* [Task details]: Write out the material again exactly, please, and omit the pictures.

○ ○ ○ ○ ○

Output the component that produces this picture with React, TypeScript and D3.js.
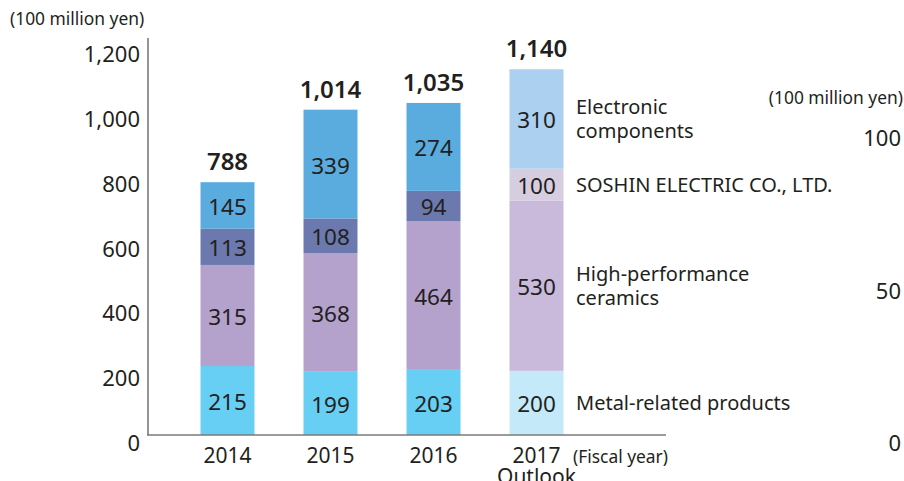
import React from "react";
import * as d3 from "d3";

const categories = ["2014", "2015", "2016", "2017"];
const metal = [215, 199, 203, 200];
const ceramics = [315, 368, 464, 530];
const soshin = [113, 108, 94, 100];
const electronic = [145, 339, 274, 310];
const totals = ["788", "1,014", "1,035", "1,140"];
const leftTicks = [0, 200, 400, 600, 800, 1000, 1200];
const rightTicks = [0, 50, 100];
const seriesKeys = ["metal", "ceramics", "soshin", "electronic"];
const legendLines = [
  ["Metal-related products"],
  ["High-performance", "ceramics"],
  ["SOSHIN ELECTRIC CO., LTD."],
  ["Electronic", "components"],
];
const colors = ["#67cef4", "#b4a1cc", "#6b79ae", "#5aabde"];
const outlookColors = ["#c4e9f8", "#c9badc", "#d7cde1", "#acd0ef"];

const FONT = "'Noto Sans', 'Open Sans', sans-serif";
const TEXT = "#231f20";

export default function App() {
  const W = 904;
  const H = 481;
  const x = d3
    .scaleBand<string>()
    .domain(categories)
    .range([176, 588])
    .paddingInner(0.476)
    .paddingOuter(0.238);
  const y = d3.scaleLinear().domain([0, 1200]).range([435, 50]);
  const yLabel = d3.scaleLinear().domain([0, 1200]).range([442, 53]);
  const yR = d3.scaleLinear().domain([0, 100]).range([442, 137]);

  const rows = categories.map((c, i) => ({
    cat: c,
    metal: metal[i],
    ceramics: ceramics[i],
    soshin: soshin[i],
    electronic: electronic[i],
  }));
  const stacked = d3.stack<any>().keys(seriesKeys)(rows);
  const lastIdx = categories.length - 1;
  const axisColor = "#7a7a7a";

  return (
    <svg
      width={W}
      height={H}
      style={{ position: "absolute", left: 0, top: 0, background: "#fff" }}
      fontFamily={FONT}
    >
      {/* left unit */}
      <text x={10} y={18} fontSize={17.4} fill={TEXT} dominantBaseline="central">
        (100 million yen)
      </text>
      {/* left ticks */}
      {leftTicks.map((t) => (
        <text
          key={t}
          x={140}
          y={yLabel(t)}
          fontSize={22}
          fill={TEXT}
          textAnchor="end"
          dominantBaseline="central"
        >
          {d3.format(",")(t)}
        </text>
      ))}
      {/* bars */}
      {stacked.map((s, si) =>
        s.map((d, ci) => {
          const bx = x(categories[ci])!;
          const bw = x.bandwidth();
          const y0 = y(d[0]);
          const y1 = y(d[1]);
          const fill = ci === lastIdx ? outlookColors[si] : colors[si];
          return (
            <g key={`${si}-${ci}`}>
              <rect x={bx} y={y1} width={bw} height={y0 - y1} fill={fill} />
              <text
                x={bx + bw / 2}
                y={(y0 + y1) / 2 + 1}
                fontSize={22.5}
                fill={TEXT}
                textAnchor="middle"
                dominantBaseline="central"
              >
                {d[1] - d[0]}
              </text>
            </g>
          );
        })
      )}
      {/* totals */}
      {categories.map((c, i) => {
        const top = stacked[stacked.length - 1][i][1];
        return (
          <text
            key={c}
            x={x(c)! + x.bandwidth() / 2}
            y={y(top) - 12}
            fontSize={24}
            fontWeight={600}
            fill={TEXT}
            textAnchor="middle"
          >
            {totals[i]}
          </text>
        );
      })}
      {/* legend labels next to last bar */}
      {stacked.map((s, si) => {
        const d = s[lastIdx];
        const mid = (y(d[0]) + y(d[1])) / 2;
        const lines = legendLines[si];
        const lh = 24;
        const start = mid - ((lines.length - 1) * lh) / 2;
        return (
          <g key={si}>
            {lines.map((l, li) => (
              <text
                key={li}
                x={576}
                y={start + li * lh}
                fontSize={20}
                fill={TEXT}
                dominantBaseline="central"
              >
                {l}
              </text>
            ))}
          </g>
        );
      })}
      {/* axes lines */}
      <line x1={148} x2={148} y1={38} y2={435.5} stroke={axisColor} strokeWidth={1.6} />
      <line x1={147.2} x2={666} y1={435} y2={435} stroke={axisColor} strokeWidth={1.6} />
      {/* x labels */}
      {categories.map((c) => (
        <text
          key={c}
          x={x(c)! + x.bandwidth() / 2}
          y={455}
          fontSize={21}
          fill={TEXT}
          textAnchor="middle"
          dominantBaseline="central"
        >
          {c}
        </text>
      ))}
      <text
        x={x(categories[lastIdx])! + x.bandwidth() / 2}
        y={476}
        fontSize={21}
        fill={TEXT}
        textAnchor="middle"
        dominantBaseline="central"
      >
        Outlook
      </text>
      <text x={573} y={456} fontSize={17.4} fill={TEXT} dominantBaseline="central">
        (Fiscal year)
      </text>
      {/* right axis */}
      <text x={903} y={97} fontSize={17.4} fill={TEXT} textAnchor="end" dominantBaseline="central">
        (100 million yen)
      </text>
      {rightTicks.map((t) => (
        <text
          key={t}
          x={901}
          y={yR(t)}
          fontSize={22}
          fill={TEXT}
          textAnchor="end"
          dominantBaseline="central"
        >
          {t}
        </text>
      ))}
    </svg>
  );
}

○ ○ ○ ○ ○

* [The response]:
Output the component that produces this picture with React, TypeScript and D3.js.
import React from "react";
import * as d3 from "d3";

const categories = ["2014", "2015", "2016", "2017"];
const metal = [215, 199, 203, 200];
const ceramics = [315, 368, 464, 530];
const soshin = [113, 108, 94, 100];
const electronic = [145, 339, 274, 310];
const totals = ["788", "1,014", "1,035", "1,140"];
const leftTicks = [0, 200, 400, 600, 800, 1000, 1200];
const rightTicks = [0, 50, 100];
const seriesKeys = ["metal", "ceramics", "soshin", "electronic"];
const legendLines = [
  ["Metal-related products"],
  ["High-performance", "ceramics"],
  ["SOSHIN ELECTRIC CO., LTD."],
  ["Electronic", "components"],
];
const colors = ["#67cef4", "#b4a1cc", "#6b79ae", "#5aabde"];
const outlookColors = ["#c4e9f8", "#c9badc", "#d7cde1", "#acd0ef"];

const FONT = "'Noto Sans', 'Open Sans', sans-serif";
const TEXT = "#231f20";

export default function App() {
  const W = 904;
  const H = 481;
  const x = d3
    .scaleBand<string>()
    .domain(categories)
    .range([176, 588])
    .paddingInner(0.476)
    .paddingOuter(0.238);
  const y = d3.scaleLinear().domain([0, 1200]).range([435, 50]);
  const yLabel = d3.scaleLinear().domain([0, 1200]).range([442, 53]);
  const yR = d3.scaleLinear().domain([0, 100]).range([442, 137]);

  const rows = categories.map((c, i) => ({
    cat: c,
    metal: metal[i],
    ceramics: ceramics[i],
    soshin: soshin[i],
    electronic: electronic[i],
  }));
  const stacked = d3.stack<any>().keys(seriesKeys)(rows);
  const lastIdx = categories.length - 1;
  const axisColor = "#7a7a7a";

  return (
    <svg
      width={W}
      height={H}
      style={{ position: "absolute", left: 0, top: 0, background: "#fff" }}
      fontFamily={FONT}
    >
      {/* left unit */}
      <text x={10} y={18} fontSize={17.4} fill={TEXT} dominantBaseline="central">
        (100 million yen)
      </text>
      {/* left ticks */}
      {leftTicks.map((t) => (
        <text
          key={t}
          x={140}
          y={yLabel(t)}
          fontSize={22}
          fill={TEXT}
          textAnchor="end"
          dominantBaseline="central"
        >
          {d3.format(",")(t)}
        </text>
      ))}
      {/* bars */}
      {stacked.map((s, si) =>
        s.map((d, ci) => {
          const bx = x(categories[ci])!;
          const bw = x.bandwidth();
          const y0 = y(d[0]);
          const y1 = y(d[1]);
          const fill = ci === lastIdx ? outlookColors[si] : colors[si];
          return (
            <g key={`${si}-${ci}`}>
              <rect x={bx} y={y1} width={bw} height={y0 - y1} fill={fill} />
              <text
                x={bx + bw / 2}
                y={(y0 + y1) / 2 + 1}
                fontSize={22.5}
                fill={TEXT}
                textAnchor="middle"
                dominantBaseline="central"
              >
                {d[1] - d[0]}
              </text>
            </g>
          );
        })
      )}
      {/* totals */}
      {categories.map((c, i) => {
        const top = stacked[stacked.length - 1][i][1];
        return (
          <text
            key={c}
            x={x(c)! + x.bandwidth() / 2}
            y={y(top) - 12}
            fontSize={24}
            fontWeight={600}
            fill={TEXT}
            textAnchor="middle"
          >
            {totals[i]}
          </text>
        );
      })}
      {/* legend labels next to last bar */}
      {stacked.map((s, si) => {
        const d = s[lastIdx];
        const mid = (y(d[0]) + y(d[1])) / 2;
        const lines = legendLines[si];
        const lh = 24;
        const start = mid - ((lines.length - 1) * lh) / 2;
        return (
          <g key={si}>
            {lines.map((l, li) => (
              <text
                key={li}
                x={576}
                y={start + li * lh}
                fontSize={20}
                fill={TEXT}
                dominantBaseline="central"
              >
                {l}
              </text>
            ))}
          </g>
        );
      })}
      {/* axes lines */}
      <line x1={148} x2={148} y1={38} y2={435.5} stroke={axisColor} strokeWidth={1.6} />
      <line x1={147.2} x2={666} y1={435} y2={435} stroke={axisColor} strokeWidth={1.6} />
      {/* x labels */}
      {categories.map((c) => (
        <text
          key={c}
          x={x(c)! + x.bandwidth() / 2}
          y={455}
          fontSize={21}
          fill={TEXT}
          textAnchor="middle"
          dominantBaseline="central"
        >
          {c}
        </text>
      ))}
      <text
        x={x(categories[lastIdx])! + x.bandwidth() / 2}
        y={476}
        fontSize={21}
        fill={TEXT}
        textAnchor="middle"
        dominantBaseline="central"
      >
        Outlook
      </text>
      <text x={573} y={456} fontSize={17.4} fill={TEXT} dominantBaseline="central">
        (Fiscal year)
      </text>
      {/* right axis */}
      <text x={903} y={97} fontSize={17.4} fill={TEXT} textAnchor="end" dominantBaseline="central">
        (100 million yen)
      </text>
      {rightTicks.map((t) => (
        <text
          key={t}
          x={901}
          y={yR(t)}
          fontSize={22}
          fill={TEXT}
          textAnchor="end"
          dominantBaseline="central"
        >
          {t}
        </text>
      ))}
    </svg>
  );
}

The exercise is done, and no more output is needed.